Retype, please, the listing from its opening line through the line that contains "0.3, 0.5, 0.6];", both included, without the pictures.

▶ _Provided data_
* * *

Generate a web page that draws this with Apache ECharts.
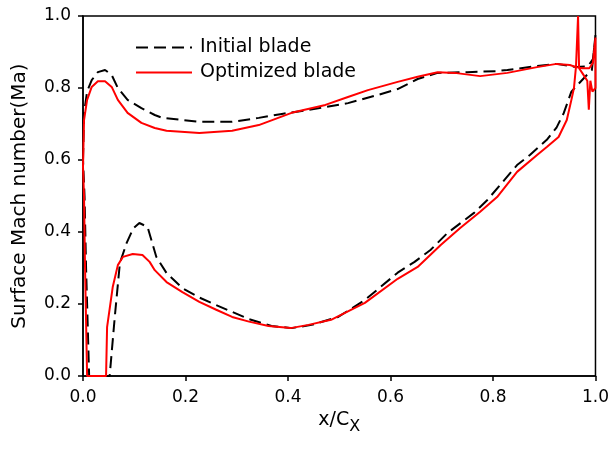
<!DOCTYPE html>
<html>
<head>
<meta charset="utf-8">
<script src="https://cdn.jsdelivr.net/npm/echarts@6/dist/echarts.min.js"></script>
<style>html,body{margin:0;padding:0;background:#fff}#c{width:612px;height:452px}</style>
</head>
<body>
<div id="c"></div>
<script>
// Tick labels
const xTicks = [0.0, 0.2, 0.4, 0.6, 0.8, 1.0];
const yTicks = [0.0, 0.2, 0.4, 0.6, 0.8, 1.0];

// Initial blade (closed loop: leading edge -> suction side -> trailing edge -> pressure side)
const xInitial = [0.0, 0.002, 0.008, 0.017, 0.029, 0.043, 0.056, 0.068, 0.087, 0.114, 0.14, 0.155, 0.227, 0.291, 0.343, 0.388, 0.44, 0.517, 0.576, 0.614, 0.653, 0.692, 0.75, 0.808, 0.828, 0.886, 0.924, 0.963, 0.985, 0.995, 1.0, 0.993, 0.979, 0.953, 0.938, 0.924, 0.905, 0.872, 0.847, 0.822, 0.789, 0.763, 0.711, 0.678, 0.647, 0.614, 0.55, 0.498, 0.446, 0.407, 0.368, 0.324, 0.291, 0.26, 0.227, 0.194, 0.163, 0.143, 0.126, 0.11, 0.098, 0.085, 0.072, 0.062, 0.052, 0.012, 0.006, 0.003, 0.0];
const yInitial = [0.6, 0.73, 0.79, 0.822, 0.844, 0.85, 0.836, 0.80, 0.767, 0.744, 0.725, 0.717, 0.706, 0.706, 0.717, 0.728, 0.739, 0.758, 0.781, 0.797, 0.825, 0.842, 0.844, 0.847, 0.85, 0.861, 0.867, 0.858, 0.86, 0.88, 0.947, 0.85, 0.83, 0.79, 0.73, 0.69, 0.656, 0.614, 0.586, 0.544, 0.489, 0.453, 0.397, 0.35, 0.317, 0.287, 0.211, 0.164, 0.142, 0.133, 0.139, 0.158, 0.178, 0.197, 0.218, 0.244, 0.286, 0.331, 0.414, 0.425, 0.41, 0.369, 0.314, 0.164, 0.0, 0.0, 0.3, 0.5, 0.6];

// Optimized blade
const xOptimized = [0.0, 0.002, 0.008, 0.017, 0.029, 0.043, 0.056, 0.068, 0.087, 0.114, 0.14, 0.163, 0.227, 0.291, 0.343, 0.407, 0.473, 0.517, 0.556, 0.614, 0.653, 0.692, 0.725, 0.775, 0.828, 0.886, 0.924, 0.95, 0.962, 0.975, 0.988, 0.995, 1.0, 1.0, 0.994, 0.99, 0.987, 0.984, 0.975, 0.968, 0.966, 0.962, 0.958, 0.953, 0.944, 0.928, 0.905, 0.886, 0.847, 0.808, 0.775, 0.736, 0.698, 0.653, 0.614, 0.55, 0.484, 0.44, 0.405, 0.362, 0.324, 0.291, 0.26, 0.227, 0.194, 0.163, 0.14, 0.13, 0.116, 0.097, 0.078, 0.068, 0.058, 0.047, 0.045, 0.008, 0.004, 0.002, 0.0];
const yOptimized = [0.58, 0.711, 0.767, 0.803, 0.819, 0.819, 0.803, 0.767, 0.731, 0.703, 0.689, 0.681, 0.675, 0.681, 0.697, 0.731, 0.753, 0.775, 0.794, 0.817, 0.831, 0.844, 0.842, 0.833, 0.842, 0.858, 0.867, 0.864, 0.858, 0.855, 0.855, 0.87, 0.94, 0.80, 0.79, 0.82, 0.74, 0.82, 0.84, 0.855, 1.0, 0.86, 0.80, 0.767, 0.711, 0.664, 0.636, 0.614, 0.567, 0.497, 0.456, 0.411, 0.364, 0.303, 0.27, 0.203, 0.156, 0.142, 0.133, 0.139, 0.151, 0.164, 0.184, 0.206, 0.233, 0.261, 0.294, 0.317, 0.336, 0.339, 0.331, 0.308, 0.247, 0.136, 0.0, 0.0, 0.3, 0.5, 0.58];

const pairs = (xs, ys) => xs.map((x, i) => [x, ys[i]]);
const font = 'DejaVu Sans, sans-serif';

const chart = echarts.init(document.getElementById('c'), null, {renderer: 'canvas'});
chart.setOption({
  animation: false,
  backgroundColor: '#fff',
  grid: {left: 83, right: 13, top: 16, bottom: 76, show: true, borderColor: '#000', borderWidth: 1.5, containLabel: false},
  legend: {
    orient: 'vertical', left: 130, top: 33, itemWidth: 56, itemHeight: 14, itemGap: 6,
    itemStyle: {opacity: 0},
    textStyle: {fontFamily: font, fontSize: 19, color: '#000', padding: [0, 0, 0, 3]},
    data: ['Initial blade', 'Optimized blade']
  },
  xAxis: {
    type: 'value', min: 0, max: 1, interval: 0.2,
    name: '{a|x/C}{b|X}', nameLocation: 'middle', nameGap: 19,
    nameTextStyle: {rich: {
      a: {fontFamily: font, fontSize: 19, color: '#000', lineHeight: 22},
      b: {fontFamily: font, fontSize: 16, color: '#000', padding: [12, 0, 0, 0]}
    }},
    axisLine: {lineStyle: {color: '#000', width: 1.5}},
    axisTick: {show: true, inside: false, length: 5, lineStyle: {color: '#000', width: 1.5}},
    axisLabel: {fontFamily: font, fontSize: 17, color: '#000', margin: 13,
      formatter: v => xTicks.find(t => Math.abs(t - v) < 1e-9).toFixed(1)},
    splitLine: {show: false}
  },
  yAxis: {
    type: 'value', min: 0, max: 1, interval: 0.2,
    name: 'Surface Mach number(Ma)', nameLocation: 'middle', nameGap: 53,
    nameTextStyle: {fontFamily: font, fontSize: 20, color: '#000'},
    axisLine: {lineStyle: {color: '#000', width: 1.5}},
    axisTick: {show: true, inside: false, length: 5, lineStyle: {color: '#000', width: 1.5}},
    axisLabel: {fontFamily: font, fontSize: 17, color: '#000', margin: 12,
      formatter: v => yTicks.find(t => Math.abs(t - v) < 1e-9).toFixed(1)},
    splitLine: {show: false}
  },
  series: [
    {name: 'Initial blade', type: 'line', data: pairs(xInitial, yInitial), symbol: 'none', smooth: false, clip: false,
      lineStyle: {color: '#000', width: 2, type: [12, 6]}, itemStyle: {color: '#000'}},
    {name: 'Optimized blade', type: 'line', data: pairs(xOptimized, yOptimized), symbol: 'none', smooth: false, clip: false,
      lineStyle: {color: '#ff0000', width: 2, type: 'solid'}, itemStyle: {color: '#ff0000'}}
  ]
});
</script>
</body>
</html>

* * *

▶ _Correct answer_
Generate a web page that draws this with Apache ECharts.
<!DOCTYPE html>
<html>
<head>
<meta charset="utf-8">
<script src="https://cdn.jsdelivr.net/npm/echarts@6/dist/echarts.min.js"></script>
<style>html,body{margin:0;padding:0;background:#fff}#c{width:612px;height:452px}</style>
</head>
<body>
<div id="c"></div>
<script>
// Tick labels
const xTicks = [0.0, 0.2, 0.4, 0.6, 0.8, 1.0];
const yTicks = [0.0, 0.2, 0.4, 0.6, 0.8, 1.0];

// Initial blade (closed loop: leading edge -> suction side -> trailing edge -> pressure side)
const xInitial = [0.0, 0.002, 0.008, 0.017, 0.029, 0.043, 0.056, 0.068, 0.087, 0.114, 0.14, 0.155, 0.227, 0.291, 0.343, 0.388, 0.44, 0.517, 0.576, 0.614, 0.653, 0.692, 0.75, 0.808, 0.828, 0.886, 0.924, 0.963, 0.985, 0.995, 1.0, 0.993, 0.979, 0.953, 0.938, 0.924, 0.905, 0.872, 0.847, 0.822, 0.789, 0.763, 0.711, 0.678, 0.647, 0.614, 0.55, 0.498, 0.446, 0.407, 0.368, 0.324, 0.291, 0.26, 0.227, 0.194, 0.163, 0.143, 0.126, 0.11, 0.098, 0.085, 0.072, 0.062, 0.052, 0.012, 0.006, 0.003, 0.0];
const yInitial = [0.6, 0.73, 0.79, 0.822, 0.844, 0.85, 0.836, 0.80, 0.767, 0.744, 0.725, 0.717, 0.706, 0.706, 0.717, 0.728, 0.739, 0.758, 0.781, 0.797, 0.825, 0.842, 0.844, 0.847, 0.85, 0.861, 0.867, 0.858, 0.86, 0.88, 0.947, 0.85, 0.83, 0.79, 0.73, 0.69, 0.656, 0.614, 0.586, 0.544, 0.489, 0.453, 0.397, 0.35, 0.317, 0.287, 0.211, 0.164, 0.142, 0.133, 0.139, 0.158, 0.178, 0.197, 0.218, 0.244, 0.286, 0.331, 0.414, 0.425, 0.41, 0.369, 0.314, 0.164, 0.0, 0.0, 0.3, 0.5, 0.6];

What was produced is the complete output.